Had a story such as Fun Home premiered decades ago, it would be much easier to understand the mainstream’s social discomfort with it. While we look at Fun Home and celebrate it as “ground-breaking”, it isn’t the first lesbian themed theatre piece to enjoy both immense success and controversy simultaneously. Certainly, that was the experience of Edouard Bourdet when his play The Captive premiered on Broadway in 1926. Despite a successful run, it was closed after its cast was arrested by New York City police for being immoral.

Among those arrested were Helen Menken, in a star-making role, and future Oscar nominee (and the Sherlock Holmes pre-Benedict) Basil Rathbone. As Rathbone recalled in his autobiography, In and Out of Character, he noticed “an unusual number of people outside and more policemen than I had ever seen anywhere at one time in New York… As we walked out onto the stage to await our first entrances we were stopped by a plainclothes policeman who showed his badge and said, ‘Please don’t let it disturb your performance tonight but consider yourself under arrest!’ At the close of the play the cast were all ordered to dress and stand by to be escorted in police cars to a night court.” Years later, Rathbone was still angered by the play’s closing, referring to it in his autobiography as a “cold-blooded unscrupulous sabotage of an important contemporary work of art”. (qtd. on “Basil Rathbone: The Captive“)

What had raised the ire of local politicians was The Captive‘s storyline of a young woman trying to squash the love she has for another woman by marrying a man she doesn’t love, but who is madly in love with her. Unfortunately, the play appeared at the same time as several other shows on Broadway that featured homosexuality or open sexuality in some form, including Mae West’s The Drag, and local officials felt pressure from prominent journalists to stop the wave of “indecency” creeping into the New York theatre scene. In an effort to prevent convictions against any of those involved in the show, producers of The Captive agreed to close the show immediately and charges against those arrested were dropped.

The play tells the story of Irene, a young woman who rejects the idea of traveling from Paris to Rome with her father, explaining to him that she is in love with Jacques and must stay behind to be with him. Although he knows that Irene doesn’t love him, Jacques agrees to play along with the ruse, in hopes of being close to Irene. Eventually, he learns that Irene doesn’t return his affection because she is having an affair with Madame Aiguines, the real reason she refuses to travel to Rome. When he confronts Irene with the truth, she pleads with him to save her, telling him, “I know, I must seem crazy. Well, I am crazy! You’ve got to treat me like a crazy person — a sick person — and take care of me, that’s all. If you don’t come to my rescue right away — it will be too late!” (The Captive qtd in Forbidden Acts: Pioneering Gay & Lesbian Plays of the Twentieth Century, Benjamin A. Hodges, ed. 2003) The marriage is unsuccessful, however, and Irene returns to Madame Aiguines. In the end, the two women agree that they can’t one another, and part with an offering to one another of violets as a symbol of their love.

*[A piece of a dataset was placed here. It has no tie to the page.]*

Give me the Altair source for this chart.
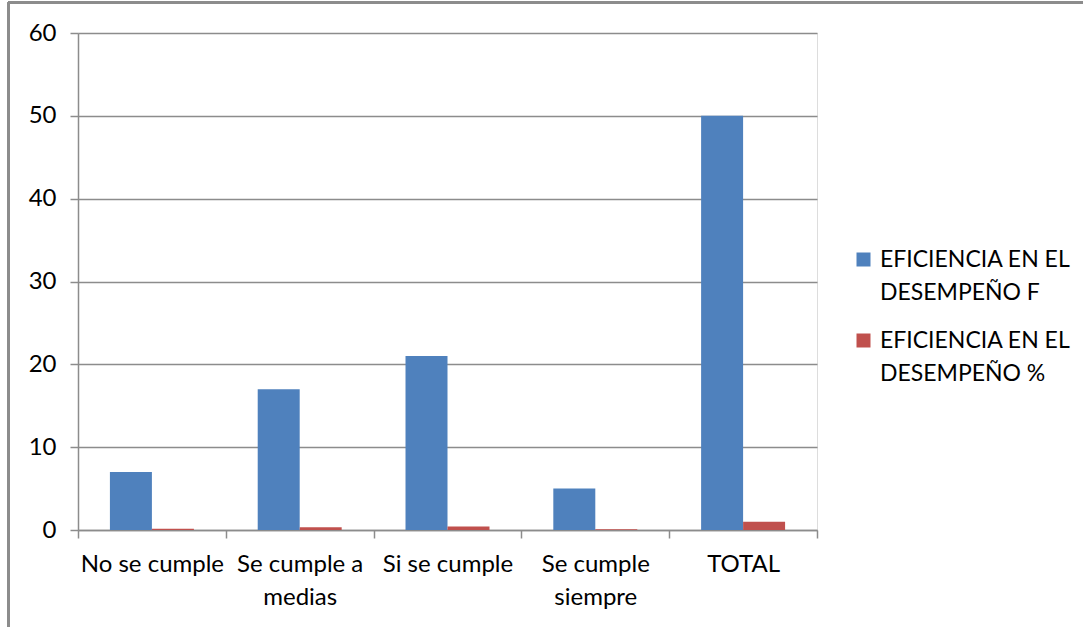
import altair as alt
import pandas as pd

# Survey results: frequency and share per response category
categorias = ["No se cumple", "Se cumple a medias", "Si se cumple", "Se cumple siempre", "TOTAL"]
series = ["EFICIENCIA EN EL DESEMPEÑO F", "EFICIENCIA EN EL DESEMPEÑO %"]
frecuencia = [7, 17, 21, 5, 50]
porcentaje = [0.14, 0.34, 0.42, 0.10, 1.00]
y_ticks = [0, 10, 20, 30, 40, 50, 60]

# Category labels split over two lines where they wrap
etiquetas = {
    "Se cumple a medias": ["Se cumple a", "medias"],
    "Se cumple siempre": ["Se cumple", "siempre"],
}

rows = []
for c, f, p in zip(categorias, frecuencia, porcentaje):
    rows.append({"categoria": c, "serie": series[0], "valor": f})
    rows.append({"categoria": c, "serie": series[1], "valor": p})
df = pd.DataFrame(rows)

FONT = "Lato"
FS = 24
GRAY = "#8c8c8c"
W, H = 739, 497

label_expr = " : ".join(
    [f"datum.label == '{k}' ? {v!r}" for k, v in etiquetas.items()] + ["datum.label"]
)

bars = alt.Chart(df).mark_bar().encode(
    x=alt.X(
        "categoria:N",
        sort=categorias,
        scale=alt.Scale(paddingInner=0, paddingOuter=0),
        axis=alt.Axis(
            title=None,
            labelAngle=0,
            labelExpr=label_expr,
            labelFont=FONT,
            labelFontSize=FS,
            labelColor="#000000",
            labelLineHeight=33,
            labelPadding=14,
            labelLimit=300,
            tickBand="extent",
            tickSize=8,
            tickColor=GRAY,
            tickWidth=1.5,
            domainColor=GRAY,
            domainWidth=1.5,
            grid=False,
        ),
    ),
    xOffset=alt.XOffset(
        "serie:N", sort=series, scale=alt.Scale(paddingInner=0, paddingOuter=0.76)
    ),
    y=alt.Y(
        "valor:Q",
        scale=alt.Scale(domain=[0, 60], nice=False),
        axis=alt.Axis(
            title=None,
            values=y_ticks,
            labelFont=FONT,
            labelFontSize=FS,
            labelColor="#000000",
            labelPadding=14,
            tickSize=8,
            tickColor=GRAY,
            tickWidth=1.5,
            domainColor=GRAY,
            domainWidth=1.5,
            grid=True,
            gridColor=GRAY,
            gridWidth=1.5,
        ),
    ),
    color=alt.Color(
        "serie:N",
        sort=series,
        scale=alt.Scale(domain=series, range=["#4F81BD", "#C0504D"]),
        legend=alt.Legend(
            title=None,
            orient="none",
            legendX=774,
            legendY=215,
            symbolType="square",
            symbolSize=196,
            symbolStrokeWidth=0,
            labelFont=FONT,
            labelFontSize=23,
            labelColor="#000000",
            labelOffset=5,
            labelLimit=300,
            labelExpr="[slice(datum.label, 0, 16), slice(datum.label, 17)]",
            rowPadding=24,
            padding=0,
        ),
    ),
)

# Outer frame of the chart box (left and top edges)
frame_left = alt.Chart(df).mark_rule(color=GRAY, strokeWidth=2).encode(
    x=alt.value(-69.5), y=alt.value(-30.5), y2=alt.value(H + 120)
)
frame_top = alt.Chart(df).mark_rule(color=GRAY, strokeWidth=2).encode(
    x=alt.value(-70), x2=alt.value(W + 300), y=alt.value(-30.5)
)

chart = (
    alt.layer(bars, frame_left, frame_top)
    .properties(
        width=W,
        height=H,
        autosize=alt.AutoSizeParams(type="none"),
        padding={"left": 78, "top": 33, "right": 1083 - 78 - W, "bottom": 627 - 33 - H},
    )
    .configure_view(stroke=None)
    .configure(background="#ffffff", style={"guide-label": {"lineHeight": 33}})
)

chart.save("out.html", embed_options={"renderer": "svg", "actions": False})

J. Brooks Atkinson, the premiere theatre critic of the day, gave the play a stellar review in The New York Times, noting Bourdet’s “crisp economical playwriting”. Atkinson didn’t seem bothered by the lesbian aspect of the play: “Although, as the reader will soon discover, the occasional for The Captive is the fact of an abnormal relationship between two women, the interest is solely in the revelation of character. M. Bourdet has described his people as ordinary well-bred human beings, whatever their failings may be.” (qtd. in Forbidden Acts). However, legendary theatre critic George Jean Nathan called The Captive “the most suggestive, corruptive, and potentially evil fraught play ever shown in the American theater… a documentary in favor of sex degeneracy.” (qtd. in Out on Stage: Lesbian and Gay Theatre in the Twentieth Century, Alan Sinfield. 1999)

Despite the disagreement among critics, The Captive played to packed houses for a 17-week run before police shut it down, and Rathbone believed that the show would have continued on for a much longer run, if allowed. Not only did the arrests send a loud and clear message to theater producers to focus on wholesome fare, it destroyed the sales of violets, the backbone of the floral industry in those days. According to Out on Stage, the play was also banned in London, but enjoyed successful runs in Paris, Brussels, Berlin, Vienna, Holland, and Switzerland. As of now, it has yet to be reproduced on the New York stage.

It’s been 89 years since The Captive opened on Broadway, and in the years since, society’s reaction to LGBT artistic works has grown increasingly accepting. Nonetheless, the protests at Duke University show that there are still pockets of society that find LGBT works objectionable. While the students at Duke have garnered the most attention, Fun Home‘s inclusion in the curriculum has also received complaints at the University of Utah, Crafton Hills College in Yucaipa, California, and the College of Charleston in South Carolina. The last incident inspired legislators to propose cutting the university’s funding for their summer reading program, although participation in the program was voluntary and groups as wide-ranging as the ACLU, the National Council of Teachers of English, and the American Association of University Professors opposed the cuts, which were eventually defeated.

Although The Captive‘s view of lesbianism is antiquated by modern standards, it still holds an important place in the history of lesbian theater. Contemporary works such as Fun Home — both the novel and the musical — can enter the mainstream today because works like The Captive proved that, even a century ago, there was an audience willing to engage in exceptional storytelling, even if the subject matter was foreign to their own experiences.